For these founders, VC is not just appropriate — it's the optimal capital structure. Don't second-guess.
When VC is the obvious mismatch
Other founders read the same questions and the answer is clearly no. Their company can be a wonderful $20m revenue business but probably not a $500m one. They want to build, not run a board-managed organisation. They want flexibility on outcome.
For these founders, VC is the wrong tool. Take grants, take RBF, take a small angel round, bootstrap to profitability — see alternatives to venture capital. The companies that do this often end up happier and just as wealthy as the median VC-backed founder, with much more control.
The middle ground
Many founders are genuinely uncertain. They could plausibly build a venture-shape outcome, but they could also build a smaller, profitable one. They want to grow but don't want to swing all-or-nothing.
For these founders, the answer is often: take less venture capital, later. The least-irreversible path is:
- Bootstrap or take a small angel round to product-market fit.
- Once you understand the company's natural growth shape, evaluate whether VC accelerates it productively.
- If yes, take a deliberately-sized seed and treat it as fuel, not a category change.

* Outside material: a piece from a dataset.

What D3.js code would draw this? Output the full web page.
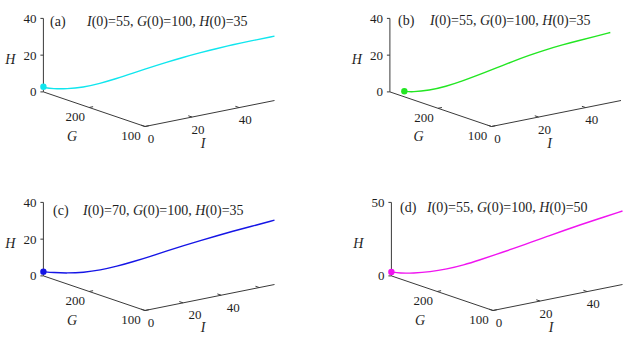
<!DOCTYPE html>
<html>
<head>
<meta charset="utf-8">
<script src="https://cdn.jsdelivr.net/npm/d3@7"></script>
<style>
  html, body { margin: 0; padding: 0; background: #fff; }
  svg { display: block; }
  text { font-family: "Liberation Serif", "Times New Roman", serif; fill: #1e1e1e; }
</style>
</head>
<body>
<script>
// ---------------- data ----------------
// (a) I(0)=55, G(0)=100, H(0)=35
const aI = [55, 49.1, 45.1, 41.1, 37.2, 33.2, 29.3, 25.3, 21.3, 17.4, 13.4, 9.5, 5.5, 2.3, 0.3, 0];
const aG = [100, 119.7, 132.8, 145.9, 159, 172.1, 185.2, 198.3, 211.4, 224.5, 237.6, 250.7, 263.8, 274.4, 281, 282];
const aH = [35, 31.8, 29.5, 27.0, 24.4, 21.6, 18.6, 15.4, 12.0, 8.7, 5.7, 3.3, 2.1, 1.9, 2.3, 2.8];
// (b) I(0)=55, G(0)=100, H(0)=35
const bI = [55, 51.1, 46.7, 42.2, 37.8, 33.3, 28.9, 24.4, 20.0, 15.5, 11.1, 6.6, 2.2, 0];
const bG = [120, 130.1, 141.6, 153.2, 164.8, 176.3, 187.9, 199.5, 211.1, 222.7, 234.3, 245.7, 257.4, 263];
const bH = [35, 32.9, 30.7, 28.3, 25.6, 22.6, 19.2, 15.6, 12.0, 8.6, 5.6, 3.5, 2.6, 3.0];
// (c) I(0)=70, G(0)=100, H(0)=35
const cI = [68, 60.9, 56.0, 51.1, 46.2, 41.3, 36.4, 31.5, 26.5, 21.6, 16.7, 11.8, 6.9, 3.0, 0];
const cG = [100, 118.9, 132.1, 145.2, 158.4, 171.5, 184.6, 197.7, 211, 224.1, 237.2, 250.3, 263.4, 274, 282];
const cH = [35, 31.0, 28.3, 25.4, 22.4, 19.3, 16.1, 12.8, 9.6, 6.7, 4.3, 2.7, 2.0, 2.0, 2.3];
// (d) I(0)=55, G(0)=100, H(0)=50
const dI = [55, 49.0, 45.0, 41.1, 37.1, 33.1, 29.1, 25.1, 21.1, 17.2, 13.2, 9.2, 5.2, 2.0, 0];
const dG = [100, 119.8, 132.9, 146.1, 159.3, 172.4, 185.7, 198.8, 212.1, 225.2, 238.5, 251.6, 264.9, 275.3, 282];
const dH = [50, 43.8, 39.6, 35.3, 30.8, 26.3, 21.8, 17.5, 13.2, 9.2, 6.0, 3.7, 2.4, 2.0, 2.7];

// tick values / labels
const iTicks = [0, 20, 40];
const iTicksC = [0, 20, 40, 60];
const iLabelsC = ["0", "20", "40", ""];
const gTicks = [100, 200];
const hTicks = [0, 20, 40];
const hTicksD = [0, 50];

// annotation values: [I(0), G(0), H(0)]
const initA = [55, 100, 35];
const initB = [55, 100, 35];
const initC = [70, 100, 35];
const initD = [55, 100, 50];

const colors = { a: "#10e6ee", b: "#22e622", c: "#1515e6", d: "#f014f0" };

// ---------------- layout ----------------
const W = 633, H = 346;
const vI = [129.5, -26];    // pixel vector of the full I axis
const vG = [-101.6, -34.6]; // pixel vector of the full G axis (100 -> Gmax)
const vH = [0, -73.5];      // pixel vector of the full H axis

const panels = [
  { key: "a", F: [145, 126.5], imax: 55, gmax: 282, hmax: 40, it: iTicks, il: iTicks.map(String), ildx: 6, ht: hTicks,
    I: aI, G: aG, Hv: aH, init: initA, letter: [50, 26], note: [87, 26] },
  { key: "b", F: [491.5, 126.5], imax: 55, gmax: 290, hmax: 40, it: iTicks, il: iTicks.map(String), ildx: 6, ht: hTicks,
    I: bI, G: bG, Hv: bH, init: initB, letter: [398, 25], note: [430, 25] },
  { key: "c", F: [145, 310.5], imax: 68, gmax: 282, hmax: 40, it: iTicksC, il: iLabelsC, ildx: 12, ht: hTicks,
    I: cI, G: cG, Hv: cH, init: initC, letter: [53, 215], note: [83, 215] },
  { key: "d", F: [493, 310.5], imax: 55, gmax: 282, hmax: 50, it: iTicks, il: iTicks.map(String), ildx: 6, ht: hTicksD,
    I: dI, G: dG, Hv: dH, init: initD, letter: [400, 212], note: [427, 212] }
];

const svg = d3.select("body").append("svg").attr("width", W).attr("height", H);
svg.append("rect").attr("width", W).attr("height", H).attr("fill", "#fff");

const unit = v => { const l = Math.hypot(v[0], v[1]); return [v[0] / l, v[1] / l]; };
const uI = unit(vI), uG = unit(vG);
const axisColor = "#3a3a3a";

panels.forEach(p => {
  const sI = d3.scaleLinear().domain([0, p.imax]).range([0, 1]);
  const sG = d3.scaleLinear().domain([100, p.gmax]).range([0, 1]);
  const sH = d3.scaleLinear().domain([0, p.hmax]).range([0, 1]);
  const proj = (i, g, h) => [
    p.F[0] + sI(i) * vI[0] + sG(g) * vG[0] + sH(h) * vH[0],
    p.F[1] + sI(i) * vI[1] + sG(g) * vG[1] + sH(h) * vH[1]
  ];
  const g = svg.append("g");
  const seg = (a, b) => g.append("line").attr("x1", a[0]).attr("y1", a[1]).attr("x2", b[0]).attr("y2", b[1])
    .attr("stroke", axisColor).attr("stroke-width", 1);

  // axes
  seg(proj(0, 100, 0), proj(0, p.gmax, 0));
  seg(proj(0, 100, 0), proj(p.imax, 100, 0));
  seg(proj(0, p.gmax, 0), proj(0, p.gmax, p.hmax));

  // G ticks
  gTicks.forEach(v => {
    const a = proj(0, v, 0);
    seg(a, [a[0] + uI[0] * 4, a[1] + uI[1] * 4]);
    g.append("text").attr("x", a[0] - 14).attr("y", a[1] + 9)
      .attr("text-anchor", "middle").attr("dominant-baseline", "central")
      .attr("font-size", 13).text(v);
  });
  // I ticks
  p.it.forEach((v, k) => {
    const a = proj(v, 100, 0);
    seg(a, [a[0] + uG[0] * 4, a[1] + uG[1] * 4]);
    if (p.il[k]) g.append("text").attr("x", a[0] + (v === 0 ? 6 : p.ildx)).attr("y", a[1] + 12)
      .attr("text-anchor", "middle").attr("dominant-baseline", "central")
      .attr("font-size", 13).text(p.il[k]);
  });
  // H ticks
  p.ht.forEach(v => {
    const a = proj(0, p.gmax, v);
    seg(a, [a[0] - 3, a[1]]);
    g.append("text").attr("x", a[0] - 7).attr("y", a[1])
      .attr("text-anchor", "end").attr("dominant-baseline", "central")
      .attr("font-size", 13).text(v);
  });

  // axis labels
  const F0 = proj(0, 100, 0), B0 = proj(0, p.gmax, 0);
  g.append("text").attr("x", F0[0] - 73).attr("y", F0[1] + 10).attr("text-anchor", "middle")
    .attr("dominant-baseline", "central").attr("font-size", 14).attr("font-style", "italic").text("G");
  g.append("text").attr("x", F0[0] + 58).attr("y", F0[1] + 17).attr("text-anchor", "middle")
    .attr("dominant-baseline", "central").attr("font-size", 14).attr("font-style", "italic").text("I");
  g.append("text").attr("x", B0[0] - 33).attr("y", B0[1] - 32).attr("text-anchor", "middle")
    .attr("dominant-baseline", "central").attr("font-size", 14).attr("font-style", "italic").text("H");

  // trajectory
  const pts = p.I.map((v, k) => proj(v, p.G[k], p.Hv[k]));
  g.append("path").attr("d", d3.line().curve(d3.curveBasis)(pts))
    .attr("fill", "none").attr("stroke", colors[p.key]).attr("stroke-width", 1.4);
  const last = pts[pts.length - 1];
  g.append("circle").attr("cx", last[0]).attr("cy", last[1]).attr("r", 3.2).attr("fill", colors[p.key]);

  // annotation
  g.append("text").attr("x", p.letter[0]).attr("y", p.letter[1]).attr("font-size", 14).text("(" + p.key + ")");
  const t = g.append("text").attr("x", p.note[0]).attr("y", p.note[1]).attr("font-size", 14);
  const names = ["I", "G", "H"];
  names.forEach((n, k) => {
    t.append("tspan").attr("font-style", "italic").text(n);
    t.append("tspan").text("(0)=" + p.init[k] + (k < 2 ? ", " : ""));
  });
});
</script>
</body>
</html>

- If no, stay outside the venture system.
This is harder than it sounds. The peer pressure to raise — from accelerators, from peers, from your own ego — is significant. Many founders raise venture not because it's right but because it's the default. Resist the default if it doesn't fit.
A simple test
If you're undecided, try this: write a one-paragraph description of your company in 2030. Be specific about size, structure, and your role. Then write a second one for 2030 if you don't raise. Compare them.
The version you'd choose to live in tells you which capital structure to chase. If the venture version excites you and the bootstrap version doesn't, raise. If the bootstrap version makes you happier and the venture one makes you tired, don't.
The honest answer is sometimes uncomfortable. It's still better to know than to drift into a 10-year commitment for the wrong reasons.